**EXERCISE GOAL:** Below you will find a set of lines. Repeat them all exactly.

**COLLECTED DATA:**
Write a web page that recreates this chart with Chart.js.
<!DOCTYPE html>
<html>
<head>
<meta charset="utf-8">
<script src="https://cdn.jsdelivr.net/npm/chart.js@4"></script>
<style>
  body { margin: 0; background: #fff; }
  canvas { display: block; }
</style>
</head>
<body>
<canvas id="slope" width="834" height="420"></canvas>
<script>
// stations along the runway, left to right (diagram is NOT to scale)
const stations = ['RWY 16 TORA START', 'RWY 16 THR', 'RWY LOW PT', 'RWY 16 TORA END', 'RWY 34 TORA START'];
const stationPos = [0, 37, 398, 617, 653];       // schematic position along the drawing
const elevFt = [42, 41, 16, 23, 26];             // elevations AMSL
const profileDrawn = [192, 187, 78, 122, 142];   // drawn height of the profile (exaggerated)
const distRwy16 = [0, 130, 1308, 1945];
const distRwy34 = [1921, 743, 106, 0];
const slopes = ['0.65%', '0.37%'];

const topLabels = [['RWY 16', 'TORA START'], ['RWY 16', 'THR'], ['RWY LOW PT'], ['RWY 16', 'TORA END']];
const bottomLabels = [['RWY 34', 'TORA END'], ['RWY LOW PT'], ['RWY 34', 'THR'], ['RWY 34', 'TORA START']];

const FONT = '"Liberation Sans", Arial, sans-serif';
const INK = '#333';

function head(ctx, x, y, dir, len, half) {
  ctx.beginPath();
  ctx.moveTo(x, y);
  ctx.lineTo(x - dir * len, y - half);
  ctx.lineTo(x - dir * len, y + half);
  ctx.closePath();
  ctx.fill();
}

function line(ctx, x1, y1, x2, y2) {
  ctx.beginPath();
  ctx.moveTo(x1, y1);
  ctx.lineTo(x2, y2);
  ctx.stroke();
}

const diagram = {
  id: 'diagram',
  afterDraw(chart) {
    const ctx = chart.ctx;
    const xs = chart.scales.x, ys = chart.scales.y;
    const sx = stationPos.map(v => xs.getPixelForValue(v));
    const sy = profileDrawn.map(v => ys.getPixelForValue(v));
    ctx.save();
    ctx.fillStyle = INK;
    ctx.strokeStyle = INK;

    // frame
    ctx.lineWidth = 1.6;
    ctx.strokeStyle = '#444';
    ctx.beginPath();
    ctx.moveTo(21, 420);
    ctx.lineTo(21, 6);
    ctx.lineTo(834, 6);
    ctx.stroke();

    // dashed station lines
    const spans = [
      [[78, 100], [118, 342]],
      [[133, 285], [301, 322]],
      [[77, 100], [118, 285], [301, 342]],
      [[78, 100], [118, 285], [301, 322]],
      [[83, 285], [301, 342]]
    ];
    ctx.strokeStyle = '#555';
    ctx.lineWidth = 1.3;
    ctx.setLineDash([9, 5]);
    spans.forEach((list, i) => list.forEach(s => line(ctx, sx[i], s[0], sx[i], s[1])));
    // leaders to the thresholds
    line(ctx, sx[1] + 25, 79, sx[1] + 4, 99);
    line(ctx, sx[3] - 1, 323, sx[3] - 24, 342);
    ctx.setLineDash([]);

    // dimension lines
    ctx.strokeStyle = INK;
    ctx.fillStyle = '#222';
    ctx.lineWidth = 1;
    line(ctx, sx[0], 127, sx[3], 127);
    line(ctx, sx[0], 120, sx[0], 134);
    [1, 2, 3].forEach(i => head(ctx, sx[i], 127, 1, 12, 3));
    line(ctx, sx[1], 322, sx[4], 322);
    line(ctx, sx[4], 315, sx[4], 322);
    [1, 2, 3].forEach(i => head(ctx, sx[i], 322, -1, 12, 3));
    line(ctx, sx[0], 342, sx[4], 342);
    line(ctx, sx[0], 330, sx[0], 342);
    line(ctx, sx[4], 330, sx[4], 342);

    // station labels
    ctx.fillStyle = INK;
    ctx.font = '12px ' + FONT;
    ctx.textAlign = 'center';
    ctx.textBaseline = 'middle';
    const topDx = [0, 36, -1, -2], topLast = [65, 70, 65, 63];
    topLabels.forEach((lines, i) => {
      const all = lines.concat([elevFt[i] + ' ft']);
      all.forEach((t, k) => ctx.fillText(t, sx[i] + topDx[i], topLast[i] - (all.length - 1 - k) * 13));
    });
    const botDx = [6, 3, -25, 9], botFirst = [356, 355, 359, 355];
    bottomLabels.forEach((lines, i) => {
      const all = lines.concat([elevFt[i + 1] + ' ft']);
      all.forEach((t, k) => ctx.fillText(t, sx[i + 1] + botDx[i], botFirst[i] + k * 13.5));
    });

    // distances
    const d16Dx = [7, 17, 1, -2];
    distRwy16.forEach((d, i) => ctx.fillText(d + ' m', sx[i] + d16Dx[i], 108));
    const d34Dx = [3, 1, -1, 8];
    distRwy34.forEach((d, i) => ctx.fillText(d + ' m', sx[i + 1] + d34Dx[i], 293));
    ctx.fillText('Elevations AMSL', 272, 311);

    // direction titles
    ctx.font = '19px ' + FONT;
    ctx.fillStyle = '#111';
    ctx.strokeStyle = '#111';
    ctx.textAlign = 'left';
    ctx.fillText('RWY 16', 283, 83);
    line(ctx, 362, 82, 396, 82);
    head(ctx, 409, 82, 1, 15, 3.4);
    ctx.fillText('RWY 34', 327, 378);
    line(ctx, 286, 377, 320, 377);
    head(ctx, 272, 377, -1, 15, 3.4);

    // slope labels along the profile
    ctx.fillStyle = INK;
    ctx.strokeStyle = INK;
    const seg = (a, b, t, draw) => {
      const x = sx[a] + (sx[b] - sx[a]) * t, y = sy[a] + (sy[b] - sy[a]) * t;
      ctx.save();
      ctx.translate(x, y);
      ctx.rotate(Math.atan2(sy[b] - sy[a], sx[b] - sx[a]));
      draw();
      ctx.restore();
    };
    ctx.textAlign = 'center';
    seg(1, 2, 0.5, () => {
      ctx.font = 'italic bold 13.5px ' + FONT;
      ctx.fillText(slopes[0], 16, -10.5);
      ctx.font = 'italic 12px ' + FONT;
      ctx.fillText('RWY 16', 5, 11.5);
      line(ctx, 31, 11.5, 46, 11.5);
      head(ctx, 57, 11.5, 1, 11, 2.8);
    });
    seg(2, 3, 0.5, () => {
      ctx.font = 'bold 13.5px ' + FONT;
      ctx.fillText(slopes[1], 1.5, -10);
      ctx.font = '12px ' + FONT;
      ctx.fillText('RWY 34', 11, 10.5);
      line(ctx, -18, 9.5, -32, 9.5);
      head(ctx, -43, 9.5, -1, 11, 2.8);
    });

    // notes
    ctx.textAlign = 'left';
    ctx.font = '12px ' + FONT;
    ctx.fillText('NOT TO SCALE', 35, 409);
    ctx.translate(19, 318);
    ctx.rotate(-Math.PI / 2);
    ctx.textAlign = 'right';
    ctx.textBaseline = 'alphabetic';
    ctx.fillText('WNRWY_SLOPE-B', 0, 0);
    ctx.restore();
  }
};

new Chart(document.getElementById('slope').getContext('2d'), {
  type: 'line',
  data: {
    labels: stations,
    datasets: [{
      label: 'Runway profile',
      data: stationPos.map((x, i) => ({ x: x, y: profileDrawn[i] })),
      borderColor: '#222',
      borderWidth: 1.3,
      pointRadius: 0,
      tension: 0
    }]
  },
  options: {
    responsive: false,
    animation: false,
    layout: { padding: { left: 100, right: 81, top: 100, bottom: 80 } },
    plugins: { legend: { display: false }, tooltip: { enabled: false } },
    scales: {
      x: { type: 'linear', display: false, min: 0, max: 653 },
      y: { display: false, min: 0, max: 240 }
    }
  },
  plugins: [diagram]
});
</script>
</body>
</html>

**SOLUTION TO THE PROBLEM:**
Write a web page that recreates this chart with Chart.js.
<!DOCTYPE html>
<html>
<head>
<meta charset="utf-8">
<script src="https://cdn.jsdelivr.net/npm/chart.js@4"></script>
<style>
  body { margin: 0; background: #fff; }
  canvas { display: block; }
</style>
</head>
<body>
<canvas id="slope" width="834" height="420"></canvas>
<script>
// stations along the runway, left to right (diagram is NOT to scale)
const stations = ['RWY 16 TORA START', 'RWY 16 THR', 'RWY LOW PT', 'RWY 16 TORA END', 'RWY 34 TORA START'];
const stationPos = [0, 37, 398, 617, 653];       // schematic position along the drawing
const elevFt = [42, 41, 16, 23, 26];             // elevations AMSL
const profileDrawn = [192, 187, 78, 122, 142];   // drawn height of the profile (exaggerated)
const distRwy16 = [0, 130, 1308, 1945];
const distRwy34 = [1921, 743, 106, 0];
const slopes = ['0.65%', '0.37%'];

const topLabels = [['RWY 16', 'TORA START'], ['RWY 16', 'THR'], ['RWY LOW PT'], ['RWY 16', 'TORA END']];
const bottomLabels = [['RWY 34', 'TORA END'], ['RWY LOW PT'], ['RWY 34', 'THR'], ['RWY 34', 'TORA START']];

const FONT = '"Liberation Sans", Arial, sans-serif';
const INK = '#333';

function head(ctx, x, y, dir, len, half) {
  ctx.beginPath();
  ctx.moveTo(x, y);
  ctx.lineTo(x - dir * len, y - half);
  ctx.lineTo(x - dir * len, y + half);
  ctx.closePath();
  ctx.fill();
}

function line(ctx, x1, y1, x2, y2) {
  ctx.beginPath();
  ctx.moveTo(x1, y1);
  ctx.lineTo(x2, y2);
  ctx.stroke();
}

const diagram = {
  id: 'diagram',
  afterDraw(chart) {
    const ctx = chart.ctx;
    const xs = chart.scales.x, ys = chart.scales.y;
    const sx = stationPos.map(v => xs.getPixelForValue(v));
    const sy = profileDrawn.map(v => ys.getPixelForValue(v));
    ctx.save();
    ctx.fillStyle = INK;
    ctx.strokeStyle = INK;

    // frame
    ctx.lineWidth = 1.6;
    ctx.strokeStyle = '#444';
    ctx.beginPath();
    ctx.moveTo(21, 420);
    ctx.lineTo(21, 6);
    ctx.lineTo(834, 6);
    ctx.stroke();

    // dashed station lines
    const spans = [
      [[78, 100], [118, 342]],
      [[133, 285], [301, 322]],
      [[77, 100], [118, 285], [301, 342]],
      [[78, 100], [118, 285], [301, 322]],
      [[83, 285], [301, 342]]
    ];
    ctx.strokeStyle = '#555';
    ctx.lineWidth = 1.3;
    ctx.setLineDash([9, 5]);
    spans.forEach((list, i) => list.forEach(s => line(ctx, sx[i], s[0], sx[i], s[1])));
    // leaders to the thresholds
    line(ctx, sx[1] + 25, 79, sx[1] + 4, 99);
    line(ctx, sx[3] - 1, 323, sx[3] - 24, 342);
    ctx.setLineDash([]);

    // dimension lines
    ctx.strokeStyle = INK;
    ctx.fillStyle = '#222';
    ctx.lineWidth = 1;
    line(ctx, sx[0], 127, sx[3], 127);
    line(ctx, sx[0], 120, sx[0], 134);
    [1, 2, 3].forEach(i => head(ctx, sx[i], 127, 1, 12, 3));
    line(ctx, sx[1], 322, sx[4], 322);
    line(ctx, sx[4], 315, sx[4], 322);
    [1, 2, 3].forEach(i => head(ctx, sx[i], 322, -1, 12, 3));
    line(ctx, sx[0], 342, sx[4], 342);
    line(ctx, sx[0], 330, sx[0], 342);
    line(ctx, sx[4], 330, sx[4], 342);

    // station labels
    ctx.fillStyle = INK;
    ctx.font = '12px ' + FONT;
    ctx.textAlign = 'center';
    ctx.textBaseline = 'middle';
    const topDx = [0, 36, -1, -2], topLast = [65, 70, 65, 63];
    topLabels.forEach((lines, i) => {
      const all = lines.concat([elevFt[i] + ' ft']);
      all.forEach((t, k) => ctx.fillText(t, sx[i] + topDx[i], topLast[i] - (all.length - 1 - k) * 13));
    });
    const botDx = [6, 3, -25, 9], botFirst = [356, 355, 359, 355];
    bottomLabels.forEach((lines, i) => {
      const all = lines.concat([elevFt[i + 1] + ' ft']);
      all.forEach((t, k) => ctx.fillText(t, sx[i + 1] + botDx[i], botFirst[i] + k * 13.5));
    });

    // distances
    const d16Dx = [7, 17, 1, -2];
    distRwy16.forEach((d, i) => ctx.fillText(d + ' m', sx[i] + d16Dx[i], 108));
    const d34Dx = [3, 1, -1, 8];
    distRwy34.forEach((d, i) => ctx.fillText(d + ' m', sx[i + 1] + d34Dx[i], 293));
    ctx.fillText('Elevations AMSL', 272, 311);

    // direction titles
    ctx.font = '19px ' + FONT;
    ctx.fillStyle = '#111';
    ctx.strokeStyle = '#111';
    ctx.textAlign = 'left';
    ctx.fillText('RWY 16', 283, 83);
    line(ctx, 362, 82, 396, 82);
    head(ctx, 409, 82, 1, 15, 3.4);
    ctx.fillText('RWY 34', 327, 378);
    line(ctx, 286, 377, 320, 377);
    head(ctx, 272, 377, -1, 15, 3.4);

    // slope labels along the profile
    ctx.fillStyle = INK;
    ctx.strokeStyle = INK;
    const seg = (a, b, t, draw) => {
      const x = sx[a] + (sx[b] - sx[a]) * t, y = sy[a] + (sy[b] - sy[a]) * t;
      ctx.save();
      ctx.translate(x, y);
      ctx.rotate(Math.atan2(sy[b] - sy[a], sx[b] - sx[a]));
      draw();
      ctx.restore();
    };
    ctx.textAlign = 'center';
    seg(1, 2, 0.5, () => {
      ctx.font = 'italic bold 13.5px ' + FONT;
      ctx.fillText(slopes[0], 16, -10.5);
      ctx.font = 'italic 12px ' + FONT;
      ctx.fillText('RWY 16', 5, 11.5);
      line(ctx, 31, 11.5, 46, 11.5);
      head(ctx, 57, 11.5, 1, 11, 2.8);
    });
    seg(2, 3, 0.5, () => {
      ctx.font = 'bold 13.5px ' + FONT;
      ctx.fillText(slopes[1], 1.5, -10);
      ctx.font = '12px ' + FONT;
      ctx.fillText('RWY 34', 11, 10.5);
      line(ctx, -18, 9.5, -32, 9.5);
      head(ctx, -43, 9.5, -1, 11, 2.8);
    });

    // notes
    ctx.textAlign = 'left';
    ctx.font = '12px ' + FONT;
    ctx.fillText('NOT TO SCALE', 35, 409);
    ctx.translate(19, 318);
    ctx.rotate(-Math.PI / 2);
    ctx.textAlign = 'right';
    ctx.textBaseline = 'alphabetic';
    ctx.fillText('WNRWY_SLOPE-B', 0, 0);
    ctx.restore();
  }
};

new Chart(document.getElementById('slope').getContext('2d'), {
  type: 'line',
  data: {
    labels: stations,
    datasets: [{
      label: 'Runway profile',
      data: stationPos.map((x, i) => ({ x: x, y: profileDrawn[i] })),
      borderColor: '#222',
      borderWidth: 1.3,
      pointRadius: 0,
      tension: 0
    }]
  },
  options: {
    responsive: false,
    animation: false,
    layout: { padding: { left: 100, right: 81, top: 100, bottom: 80 } },
    plugins: { legend: { display: false }, tooltip: { enabled: false } },
    scales: {
      x: { type: 'linear', display: false, min: 0, max: 653 },
      y: { display: false, min: 0, max: 240 }
    }
  },
  plugins: [diagram]
});
</script>
</body>
</html>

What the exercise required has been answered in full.